Cyp kentuckiense (which I had pre-ordered)
Cyp Inge (parviflorum x fasciolatum) (also pre-ordered)
Cyp Aki Pastel (macranthos x pubescens)
Cyp reginae f. albolabium (now I have 2!)
Cattleya granulosa
Restrepia aristulifera 'Marsh Hollow' 
Schoenorchis fragrans

The first 3 Cyps should bloom this year, so I will be posting photos of them in a few weeks.


----------



## Jorch (Apr 19, 2009)

Nice haul!! :clap: Sure hope those 3 bloom for you this year, can't wait to see the picture! Esp the 2 hybrids! 

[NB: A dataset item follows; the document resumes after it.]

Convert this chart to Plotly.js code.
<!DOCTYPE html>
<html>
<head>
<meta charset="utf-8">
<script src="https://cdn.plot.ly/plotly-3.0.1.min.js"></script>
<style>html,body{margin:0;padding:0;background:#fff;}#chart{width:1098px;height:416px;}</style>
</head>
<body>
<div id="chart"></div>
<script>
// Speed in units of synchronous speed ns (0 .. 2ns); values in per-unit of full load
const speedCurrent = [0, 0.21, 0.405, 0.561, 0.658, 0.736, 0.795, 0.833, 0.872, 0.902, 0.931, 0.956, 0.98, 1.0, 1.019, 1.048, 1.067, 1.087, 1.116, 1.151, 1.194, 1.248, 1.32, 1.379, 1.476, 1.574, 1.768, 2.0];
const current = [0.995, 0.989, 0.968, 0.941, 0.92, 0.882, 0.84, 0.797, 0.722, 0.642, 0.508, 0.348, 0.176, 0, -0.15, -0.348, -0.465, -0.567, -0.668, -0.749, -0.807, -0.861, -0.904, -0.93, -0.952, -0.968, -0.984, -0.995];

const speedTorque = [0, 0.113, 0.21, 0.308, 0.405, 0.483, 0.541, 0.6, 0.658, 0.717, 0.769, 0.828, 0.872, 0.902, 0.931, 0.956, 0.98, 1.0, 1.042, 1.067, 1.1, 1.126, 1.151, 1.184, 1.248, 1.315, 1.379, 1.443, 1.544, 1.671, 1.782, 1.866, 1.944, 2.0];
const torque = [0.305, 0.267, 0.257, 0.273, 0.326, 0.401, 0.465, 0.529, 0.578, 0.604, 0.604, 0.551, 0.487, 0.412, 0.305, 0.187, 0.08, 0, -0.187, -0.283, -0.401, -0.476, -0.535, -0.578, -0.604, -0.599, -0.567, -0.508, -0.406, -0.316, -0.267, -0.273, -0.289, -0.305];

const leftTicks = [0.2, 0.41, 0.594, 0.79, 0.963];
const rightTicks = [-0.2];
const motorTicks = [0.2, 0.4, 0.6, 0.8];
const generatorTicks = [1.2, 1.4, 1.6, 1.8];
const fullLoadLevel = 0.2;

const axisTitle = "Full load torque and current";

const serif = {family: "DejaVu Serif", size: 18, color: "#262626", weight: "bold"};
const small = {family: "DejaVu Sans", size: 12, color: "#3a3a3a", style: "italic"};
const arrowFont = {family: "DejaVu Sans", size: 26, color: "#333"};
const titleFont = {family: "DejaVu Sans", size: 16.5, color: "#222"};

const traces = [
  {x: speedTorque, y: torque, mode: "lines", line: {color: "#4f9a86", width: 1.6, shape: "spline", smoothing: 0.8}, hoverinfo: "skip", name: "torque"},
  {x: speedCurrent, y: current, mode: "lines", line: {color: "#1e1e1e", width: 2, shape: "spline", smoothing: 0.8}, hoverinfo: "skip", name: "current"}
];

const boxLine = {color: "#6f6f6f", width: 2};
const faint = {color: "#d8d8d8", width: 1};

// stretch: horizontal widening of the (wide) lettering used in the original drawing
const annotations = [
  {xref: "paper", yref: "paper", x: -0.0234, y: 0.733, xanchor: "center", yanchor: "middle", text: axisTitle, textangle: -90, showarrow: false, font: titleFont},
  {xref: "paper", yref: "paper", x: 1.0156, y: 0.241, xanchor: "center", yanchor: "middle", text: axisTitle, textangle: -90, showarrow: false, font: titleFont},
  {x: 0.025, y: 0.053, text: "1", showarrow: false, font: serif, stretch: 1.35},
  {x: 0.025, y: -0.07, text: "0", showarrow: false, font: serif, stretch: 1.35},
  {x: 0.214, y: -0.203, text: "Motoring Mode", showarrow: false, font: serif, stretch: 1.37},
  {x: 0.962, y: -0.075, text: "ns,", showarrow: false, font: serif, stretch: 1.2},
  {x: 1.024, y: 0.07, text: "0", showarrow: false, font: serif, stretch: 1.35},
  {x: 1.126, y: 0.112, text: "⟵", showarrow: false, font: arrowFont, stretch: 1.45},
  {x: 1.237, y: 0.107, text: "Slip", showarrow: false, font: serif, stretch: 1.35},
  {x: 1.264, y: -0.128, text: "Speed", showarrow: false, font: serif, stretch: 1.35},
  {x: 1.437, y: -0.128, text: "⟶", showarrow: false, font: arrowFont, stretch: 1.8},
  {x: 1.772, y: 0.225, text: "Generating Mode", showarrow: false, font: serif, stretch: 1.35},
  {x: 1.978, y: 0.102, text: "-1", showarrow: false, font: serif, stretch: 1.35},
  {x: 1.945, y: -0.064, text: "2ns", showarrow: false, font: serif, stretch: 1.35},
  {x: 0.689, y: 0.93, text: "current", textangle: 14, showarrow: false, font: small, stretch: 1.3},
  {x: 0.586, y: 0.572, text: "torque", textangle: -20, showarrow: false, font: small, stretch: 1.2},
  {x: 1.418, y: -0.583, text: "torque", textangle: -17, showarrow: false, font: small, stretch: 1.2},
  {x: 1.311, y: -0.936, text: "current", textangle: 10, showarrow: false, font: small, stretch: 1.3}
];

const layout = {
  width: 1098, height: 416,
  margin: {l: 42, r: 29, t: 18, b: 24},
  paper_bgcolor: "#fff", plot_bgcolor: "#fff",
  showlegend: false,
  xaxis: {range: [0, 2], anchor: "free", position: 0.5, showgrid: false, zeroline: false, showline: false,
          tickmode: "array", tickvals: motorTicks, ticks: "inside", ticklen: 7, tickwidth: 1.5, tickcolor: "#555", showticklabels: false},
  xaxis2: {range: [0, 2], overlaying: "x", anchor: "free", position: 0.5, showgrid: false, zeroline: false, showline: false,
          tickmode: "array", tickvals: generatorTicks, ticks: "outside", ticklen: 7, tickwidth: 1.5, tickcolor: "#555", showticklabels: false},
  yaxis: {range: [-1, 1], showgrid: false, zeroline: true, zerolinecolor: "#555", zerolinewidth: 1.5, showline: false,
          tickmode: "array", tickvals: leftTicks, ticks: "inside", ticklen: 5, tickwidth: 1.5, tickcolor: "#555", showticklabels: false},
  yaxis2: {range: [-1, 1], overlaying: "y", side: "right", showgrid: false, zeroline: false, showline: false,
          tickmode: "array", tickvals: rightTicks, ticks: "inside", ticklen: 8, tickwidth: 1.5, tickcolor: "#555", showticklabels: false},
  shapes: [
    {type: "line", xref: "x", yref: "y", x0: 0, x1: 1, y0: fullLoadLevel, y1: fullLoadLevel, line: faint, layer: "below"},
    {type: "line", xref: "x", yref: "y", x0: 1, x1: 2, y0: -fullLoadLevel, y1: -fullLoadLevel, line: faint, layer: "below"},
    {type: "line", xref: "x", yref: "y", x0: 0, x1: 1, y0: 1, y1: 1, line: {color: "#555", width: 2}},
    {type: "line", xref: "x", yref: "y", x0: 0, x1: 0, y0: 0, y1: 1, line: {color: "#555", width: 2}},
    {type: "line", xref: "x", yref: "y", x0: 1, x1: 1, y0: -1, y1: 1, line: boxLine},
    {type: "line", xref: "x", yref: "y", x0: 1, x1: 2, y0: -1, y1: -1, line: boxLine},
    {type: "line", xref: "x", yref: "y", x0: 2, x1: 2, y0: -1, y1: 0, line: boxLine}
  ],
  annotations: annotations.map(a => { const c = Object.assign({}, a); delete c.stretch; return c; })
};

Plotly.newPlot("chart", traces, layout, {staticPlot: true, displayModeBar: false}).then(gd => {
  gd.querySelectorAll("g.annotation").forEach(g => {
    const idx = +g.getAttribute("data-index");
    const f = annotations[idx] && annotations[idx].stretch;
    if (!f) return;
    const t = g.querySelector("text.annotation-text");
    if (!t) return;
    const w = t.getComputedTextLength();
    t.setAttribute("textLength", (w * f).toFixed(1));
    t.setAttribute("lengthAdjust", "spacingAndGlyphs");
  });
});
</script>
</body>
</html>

I'd love to get a reginae var alba too.


----------



## parvi_17 (Apr 19, 2009)

Jorch said:


> Nice haul!! :clap: Sure hope those 3 bloom for you this year, can't wait to see the picture! Esp the 2 hybrids!
> 
> I'd love to get a reginae var alba too.



It'll be some time before my reginae albas flower, but it is nice to have them.

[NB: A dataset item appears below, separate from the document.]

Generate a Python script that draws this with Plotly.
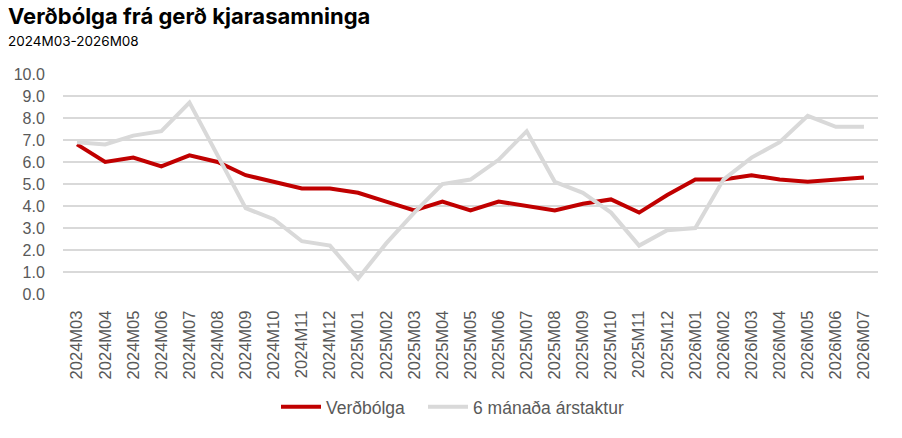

I am actually more excited about the kentuckiense than the others, but I have never seen any of them in person before. This will be a great year . I also have a Sebastian in the garden that should flower this year for the first time, and I can't wait to see what all of my other plants do of course.


----------



## Yoyo_Jo (Apr 19, 2009)

Joe, where'd you get the cyps from? Was Shawn H. selling them at your meeting?


----------



## smartie2000 (Apr 20, 2009)

:clap: awesome haul! I looks forward to the blooms


----------



## parvi_17 (Apr 20, 2009)

Yoyo_Jo said:


> Joe, where'd you get the cyps from? Was Shawn H. selling them at your meeting?

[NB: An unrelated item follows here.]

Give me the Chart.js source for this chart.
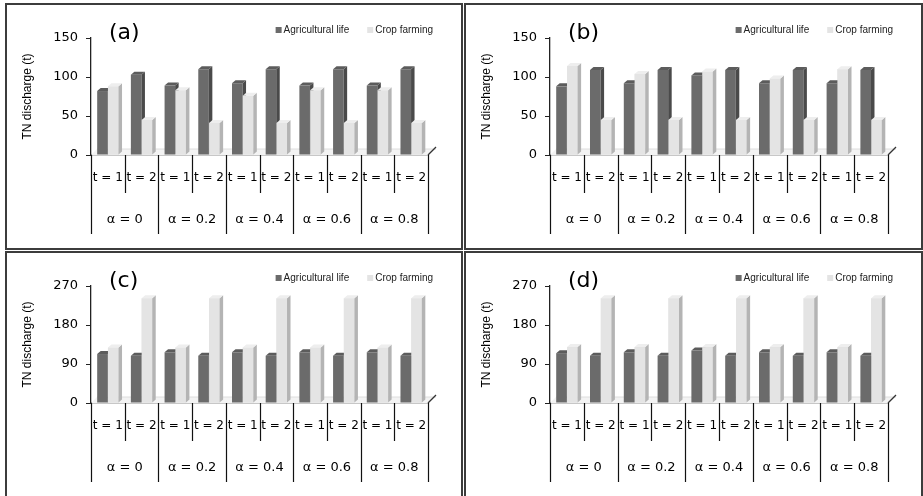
<!DOCTYPE html>
<html>
<head>
<meta charset="utf-8">
<script src="https://cdn.jsdelivr.net/npm/chart.js@4.4.1/dist/chart.umd.min.js"></script>
<style>
  html, body { margin: 0; padding: 0; background: #fff; }
  body { width: 923px; height: 496px; position: relative; overflow: hidden; }
  .panel { position: absolute; border: 2px solid #3c3c3c; box-sizing: border-box; background: #fff; }
  .panel canvas { display: block; }
</style>
</head>
<body>
<div class="panel" style="left:5px;top:3px;width:458px;height:247px"><canvas id="chartA" width="454" height="243"></canvas></div>
<div class="panel" style="left:464px;top:3px;width:459px;height:247px"><canvas id="chartB" width="455" height="243"></canvas></div>
<div class="panel" style="left:5px;top:251px;width:458px;height:250px"><canvas id="chartC" width="454" height="243"></canvas></div>
<div class="panel" style="left:464px;top:251px;width:459px;height:250px"><canvas id="chartD" width="455" height="243"></canvas></div>

<script>
// categories
const tLabels = ['t = 1', 't = 2', 't = 1', 't = 2', 't = 1', 't = 2', 't = 1', 't = 2', 't = 1', 't = 2'];
const alphaLabels = ['α = 0', 'α = 0.2', 'α = 0.4', 'α = 0.6', 'α = 0.8'];
const seriesNames = ['Agricultural life', 'Crop farming'];

// TN discharge (t)
const agriA = [82, 103, 89, 110, 92, 110, 89, 110, 89, 110];
const cropA = [88, 45, 83, 41, 76, 41, 83, 41, 83, 41];
const agriB = [88, 109, 92, 109, 102, 109, 92, 109, 92, 109];
const cropB = [114, 45, 104, 45, 107, 45, 98, 45, 110, 45];
const agriC = [113, 109, 117, 109, 117, 109, 117, 109, 117, 109];
const cropC = [128, 242, 128, 242, 128, 242, 128, 242, 128, 242];
const agriD = [115, 109, 117, 109, 121, 109, 117, 109, 117, 109];
const cropD = [129, 242, 129, 242, 129, 242, 129, 242, 129, 242];

// y tick labels
const ticksTop = [0, 50, 100, 150];
const ticksBottom = [0, 90, 180, 270];

const DX = 3.5, DY = 3;   // fake 3D depth of the columns
const FLOOR = 6;

// light floor under the columns + diagonal at the right end of the axis
const floorPlugin = {
  id: 'floor',
  beforeDatasetsDraw(chart) {
    const { ctx, chartArea: a } = chart;
    ctx.save();
    ctx.fillStyle = '#f3f3f3';
    ctx.beginPath();
    ctx.moveTo(a.left, a.bottom);
    ctx.lineTo(a.left + FLOOR, a.bottom - FLOOR);
    ctx.lineTo(a.right + FLOOR + 2, a.bottom - FLOOR);
    ctx.lineTo(a.right, a.bottom);
    ctx.closePath();
    ctx.fill();
    ctx.strokeStyle = '#dedede';
    ctx.lineWidth = 1;
    ctx.beginPath();
    ctx.moveTo(a.left + FLOOR, a.bottom - FLOOR);
    ctx.lineTo(a.right + FLOOR + 2, a.bottom - FLOOR);
    ctx.stroke();
    ctx.strokeStyle = '#333';
    ctx.lineWidth = 1.2;
    ctx.beginPath();
    ctx.moveTo(a.right, a.bottom);
    ctx.lineTo(a.right + FLOOR + 2, a.bottom - FLOOR - 2);
    ctx.stroke();
    ctx.restore();
  }
};

// side and top faces for every column; later datasets are redrawn on top
// so the right-hand column hides the side of the left one
const barDepthPlugin = {
  id: 'barDepth',
  afterDatasetsDraw(chart) {
    const ctx = chart.ctx;
    ctx.save();
    chart.data.datasets.forEach((ds, i) => {
      const meta = chart.getDatasetMeta(i);
      meta.data.forEach(bar => {
        if (i > 0) bar.draw(ctx);
        const { x, y, base, width } = bar.getProps(['x', 'y', 'base', 'width'], true);
        const l = x - width / 2, r = x + width / 2;
        ctx.fillStyle = ds.sideColor;
        ctx.beginPath();
        ctx.moveTo(r, y);
        ctx.lineTo(r + DX, y - DY);
        ctx.lineTo(r + DX, base - DY);
        ctx.lineTo(r, base);
        ctx.closePath();
        ctx.fill();
        ctx.fillStyle = ds.topColor;
        ctx.beginPath();
        ctx.moveTo(l, y);
        ctx.lineTo(l + DX, y - DY);
        ctx.lineTo(r + DX, y - DY);
        ctx.lineTo(r, y);
        ctx.closePath();
        ctx.fill();
      });
    });
    ctx.restore();
  }
};

// table-like separators under the x axis (short for t, long for alpha)
const dividerPlugin = {
  id: 'dividers',
  afterDraw(chart) {
    const { ctx, chartArea: a } = chart;
    const xs = chart.scales.x, x2 = chart.scales.x2;
    const n = xs.getLabels().length;
    const step = (xs.right - xs.left) / n;
    ctx.save();
    ctx.strokeStyle = '#111';
    ctx.lineWidth = 1.2;
    for (let i = 0; i <= n; i++) {
      const px = Math.round(xs.left + i * step) + 0.5;
      ctx.beginPath();
      ctx.moveTo(px, a.bottom);
      ctx.lineTo(px, i % 2 === 0 ? x2.bottom : xs.bottom);
      ctx.stroke();
    }
    ctx.restore();
  }
};

// panel tag "(a)" and the small legend in the top right
const headerPlugin = {
  id: 'header',
  afterDraw(chart, args, opts) {
    const { ctx, chartArea: a } = chart;
    ctx.save();
    ctx.fillStyle = '#000';
    ctx.font = '22px "DejaVu Sans", sans-serif';
    ctx.textBaseline = 'alphabetic';
    ctx.fillText(opts.tag, a.left + 18, 34);

    ctx.font = '10px "Liberation Sans", Arial, sans-serif';
    ctx.textBaseline = 'middle';
    const rowY = 25;
    let cursor = a.right + 5;
    const sets = chart.data.datasets;
    for (let i = sets.length - 1; i >= 0; i--) {
      const w = ctx.measureText(sets[i].label).width;
      const tx = cursor - w;
      ctx.fillStyle = '#222';
      ctx.fillText(sets[i].label, tx, rowY);
      ctx.fillStyle = sets[i].backgroundColor;
      ctx.fillRect(tx - 8, rowY - 3, 6, 6);
      cursor = tx - 8 - 18;
    }
    ctx.restore();
  }
};

function makePanel(canvasId, tag, agri, crop, yTicks) {
  const yMax = yTicks[yTicks.length - 1];
  return new Chart(document.getElementById(canvasId), {
    type: 'bar',
    data: {
      labels: tLabels,
      datasets: [
        {
          label: seriesNames[0],
          data: agri,
          backgroundColor: '#6b6b6b',
          sideColor: '#4a4a4a',
          topColor: '#5c5c5c',
          categoryPercentage: 0.64,
          barPercentage: 0.98
        },
        {
          label: seriesNames[1],
          data: crop,
          backgroundColor: '#e4e4e4',
          sideColor: '#b4b4b4',
          topColor: '#eeeeee',
          categoryPercentage: 0.64,
          barPercentage: 0.98
        }
      ]
    },
    options: {
      responsive: false,
      animation: false,
      layout: { padding: { top: 33, right: 33, bottom: 14, left: 0 } },
      plugins: {
        legend: { display: false },
        tooltip: { enabled: false },
        header: { tag: tag }
      },
      scales: {
        x: {
          offset: true,
          grid: { display: false, drawTicks: false },
          border: { display: true, color: '#222', width: 1.3 },
          ticks: {
            autoSkip: false, maxRotation: 0, padding: 16, color: '#000',
            font: { family: '"DejaVu Sans", sans-serif', size: 12 }
          },
          afterFit: (s) => { s.height = 38; }
        },
        x2: {
          type: 'category',
          position: 'bottom',
          labels: alphaLabels,
          offset: true,
          grid: { display: false, drawTicks: false },
          border: { display: false },
          ticks: {
            autoSkip: false, maxRotation: 0, padding: 19, color: '#000',
            font: { family: '"DejaVu Sans", sans-serif', size: 13 }
          },
          afterFit: (s) => { s.height = 41; }
        },
        y: {
          min: 0,
          max: yMax,
          grid: { drawOnChartArea: false, drawTicks: true, tickLength: 5, tickColor: '#222' },
          border: { display: true, color: '#222', width: 1.3 },
          ticks: {
            stepSize: yTicks[1] - yTicks[0], padding: 8, color: '#000',
            font: { family: '"DejaVu Sans", sans-serif', size: 13 }
          },
          title: {
            display: true,
            text: 'TN discharge (t)',
            color: '#000',
            padding: { top: 13, bottom: 0 },
            font: { family: '"Liberation Sans Narrow", "Liberation Sans", Arial, sans-serif', size: 12 }
          },
          afterFit: (s) => { s.width = 84; }
        }
      }
    },
    plugins: [floorPlugin, barDepthPlugin, dividerPlugin, headerPlugin]
  });
}

makePanel('chartA', '(a)', agriA, cropA, ticksTop);
makePanel('chartB', '(b)', agriB, cropB, ticksTop);
makePanel('chartC', '(c)', agriC, cropC, ticksBottom);
makePanel('chartD', '(d)', agriD, cropD, ticksBottom);
</script>
</body>
</html>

Yes he was. He emailed me the other day saying he had decided to come up. I was pleasantly surprised.  I got my pre-orders early, plus some extras!


----------



## NYEric (Apr 20, 2009)

Looking forward to photos.


----------



## Jorch (Apr 20, 2009)

I'd love to see your kentuckiense in flower too! Never seen one in real life before, and mine is only NBS, doesn't look like it's old enough to bloom yet


----------



## biothanasis (Apr 23, 2009)

Great haul, Joe!!! Happy blooming...


----------